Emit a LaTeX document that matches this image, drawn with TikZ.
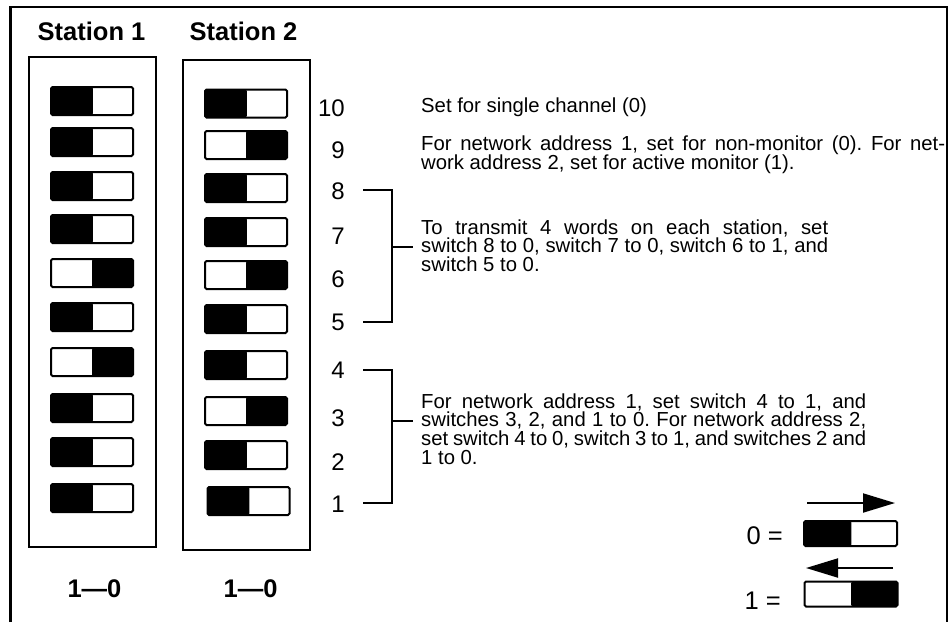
\documentclass[tikz,border=0pt]{standalone}
\usepackage{fontspec}
\setmainfont{Liberation Sans}
\usetikzlibrary{arrows.meta,calc}

\tikzset{
  swbase/.style={draw, line width=2pt, fill=white, rounded corners=1.5pt,
    minimum width=82pt, minimum height=28pt, inner sep=0pt, outer sep=0pt},
  % dark half on the left: switch set to 0
  swoff/.style={swbase, path picture={\fill[black]
    (path picture bounding box.north west) rectangle
    ($(path picture bounding box.south west)!0.51!(path picture bounding box.south east)$);}},
  % dark half on the right: switch set to 1
  swon/.style={swbase, path picture={\fill[black]
    (path picture bounding box.north east) rectangle
    ($(path picture bounding box.south west)!0.50!(path picture bounding box.south east)$);}},
  legendsw/.style={minimum width=93pt, minimum height=25pt},
  stationbox/.style={draw, line width=2.2pt, minimum width=127pt, minimum height=490pt, inner sep=0pt},
  title/.style={font=\fontsize{25.5}{30}\selectfont\bfseries, inner sep=0pt, anchor=base},
  num/.style={font=\fontsize{24}{28}\selectfont, inner sep=0pt, anchor=base east},
  legendnum/.style={num, font=\fontsize{25.5}{30}\selectfont},
  para/.style={font=\fontsize{20.3}{18.7}\selectfont\frenchspacing, inner sep=0pt, anchor=base west},
  bracket/.style={line width=2pt},
  legendarrow/.style={line width=2pt, -{Triangle[length=32pt,width=19pt]}},
}

\begin{document}
\begin{tikzpicture}[x=1pt,y=-1pt]
\useasboundingbox (0,0) rectangle (952,622);

% outer frame, open at the bottom
\draw[line width=2.3pt] (10.5,622) -- (10.5,7) -- (947,7) -- (947,622);

% station headings
\node[title] (t1) at (91.5,40) {Station 1};
\node[title] (t2) at (243.5,40) {Station 2};

% switch housings
\node[stationbox] (box1) at (92.5,302) {};
\node[stationbox] (box2) at (246.5,305) {};

% station 1 switches, top (switch 10) to bottom (switch 1)
\foreach \y/\s [count=\i] in {101/off,142/off,186/off,229/off,273/on,317/off,362/on,408/off,452/off,498/off}
  \node[sw\s] (sa\i) at (92,\y) {};

% station 2 switches
\foreach \y/\s [count=\i] in {103.5/off,145/on,188/off,232/off,275/on,319/off,365/off,411/on,455/off}
  \node[sw\s] (sb\i) at (246,\y) {};
\node[swoff] (sb10) at (248.5,501) {};

% switch numbers
\node[num] (n10) at (345,116.6) {10};
\node[num] (n9) at (345,158.6) {9};
\node[num] (n8) at (345,199.6) {8};
\node[num] (n7) at (345,244.6) {7};
\node[num] (n6) at (345,287.6) {6};
\node[num] (n5) at (345,330.6) {5};
\node[num] (n4) at (345,378.6) {4};
\node[num] (n3) at (345,426.6) {3};
\node[num] (n2) at (345,470.6) {2};
\node[num] (n1) at (345,512.6) {1};

% explanations
\node[para] (p1) at (421,112) {Set for single channel (0)};
\node[para] (p2) at (421,150) {\parbox[t]{524pt}{\makebox[524pt][s]{For network address 1, set for non-monitor (0). For net-}\\
  work address 2, set for active monitor (1).}};
\node[para] (p3) at (421,234) {\parbox[t]{407pt}{\makebox[407pt][s]{To transmit 4 words on each station, set}\\
  \makebox[407pt][s]{switch 8 to 0, switch 7 to 0, switch 6 to 1, and}\\
  switch 5 to 0.}};
\node[para] (p4) at (421,408) {\parbox[t]{445pt}{\makebox[445pt][s]{For network address 1, set switch 4 to 1, and}\\
  \makebox[445pt][s]{switches 3, 2, and 1 to 0. For network address 2,}\\
  \makebox[445pt][s]{set switch 4 to 0, switch 3 to 1, and switches 2 and}\\
  1 to 0.}};

% brackets grouping switches 8-5 and 4-1
\coordinate (b8) at (363,190);
\coordinate (b5) at (363,322);
\coordinate (spineA) at (392,0);
\coordinate (tickA) at (413,247);
\draw[bracket] (b8) -- (b8 -| spineA) -- (b5 -| spineA) -- (b5);
\draw[bracket] (tickA -| spineA) -- (tickA);

\coordinate (b4) at (363,370);
\coordinate (b1) at (363,503);
\coordinate (spineB) at (392,0);
\coordinate (tickB) at (413,421);
\draw[bracket] (b4) -- (b4 -| spineB) -- (b1 -| spineB) -- (b1);
\draw[bracket] (tickB -| spineB) -- (tickB);

% orientation captions
\node[title] (o1) at (94.5,597) {1—0};
\node[title] (o2) at (250.5,597) {1—0};

% legend
\coordinate (ra) at (807,503);
\coordinate (rb) at (895,503);
\draw[legendarrow] (ra) -- (rb);
\node[legendnum] (l0) at (783,544) {0 =};
\node[swoff, legendsw] (lsw0) at (850.5,533.5) {};

\coordinate (la) at (893,568);
\coordinate (lb) at (806,568);
\draw[legendarrow] (la) -- (lb);
\node[legendnum] (l1) at (781,609) {1 =};
\node[swon, legendsw] (lsw1) at (851,594) {};
\end{tikzpicture}
\end{document}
----
[Goal] Without the pictures, please reproduce each line of the listing above exactly, from the first one through the line bearing "(box2) at (246.5,305)".

[Solution to this exercise]
Emit a LaTeX document that matches this image, drawn with TikZ.
\documentclass[tikz,border=0pt]{standalone}
\usepackage{fontspec}
\setmainfont{Liberation Sans}
\usetikzlibrary{arrows.meta,calc}

\tikzset{
  swbase/.style={draw, line width=2pt, fill=white, rounded corners=1.5pt,
    minimum width=82pt, minimum height=28pt, inner sep=0pt, outer sep=0pt},
  % dark half on the left: switch set to 0
  swoff/.style={swbase, path picture={\fill[black]
    (path picture bounding box.north west) rectangle
    ($(path picture bounding box.south west)!0.51!(path picture bounding box.south east)$);}},
  % dark half on the right: switch set to 1
  swon/.style={swbase, path picture={\fill[black]
    (path picture bounding box.north east) rectangle
    ($(path picture bounding box.south west)!0.50!(path picture bounding box.south east)$);}},
  legendsw/.style={minimum width=93pt, minimum height=25pt},
  stationbox/.style={draw, line width=2.2pt, minimum width=127pt, minimum height=490pt, inner sep=0pt},
  title/.style={font=\fontsize{25.5}{30}\selectfont\bfseries, inner sep=0pt, anchor=base},
  num/.style={font=\fontsize{24}{28}\selectfont, inner sep=0pt, anchor=base east},
  legendnum/.style={num, font=\fontsize{25.5}{30}\selectfont},
  para/.style={font=\fontsize{20.3}{18.7}\selectfont\frenchspacing, inner sep=0pt, anchor=base west},
  bracket/.style={line width=2pt},
  legendarrow/.style={line width=2pt, -{Triangle[length=32pt,width=19pt]}},
}

\begin{document}
\begin{tikzpicture}[x=1pt,y=-1pt]
\useasboundingbox (0,0) rectangle (952,622);

% outer frame, open at the bottom
\draw[line width=2.3pt] (10.5,622) -- (10.5,7) -- (947,7) -- (947,622);

% station headings
\node[title] (t1) at (91.5,40) {Station 1};
\node[title] (t2) at (243.5,40) {Station 2};

% switch housings
\node[stationbox] (box1) at (92.5,302) {};
\node[stationbox] (box2) at (246.5,305) {};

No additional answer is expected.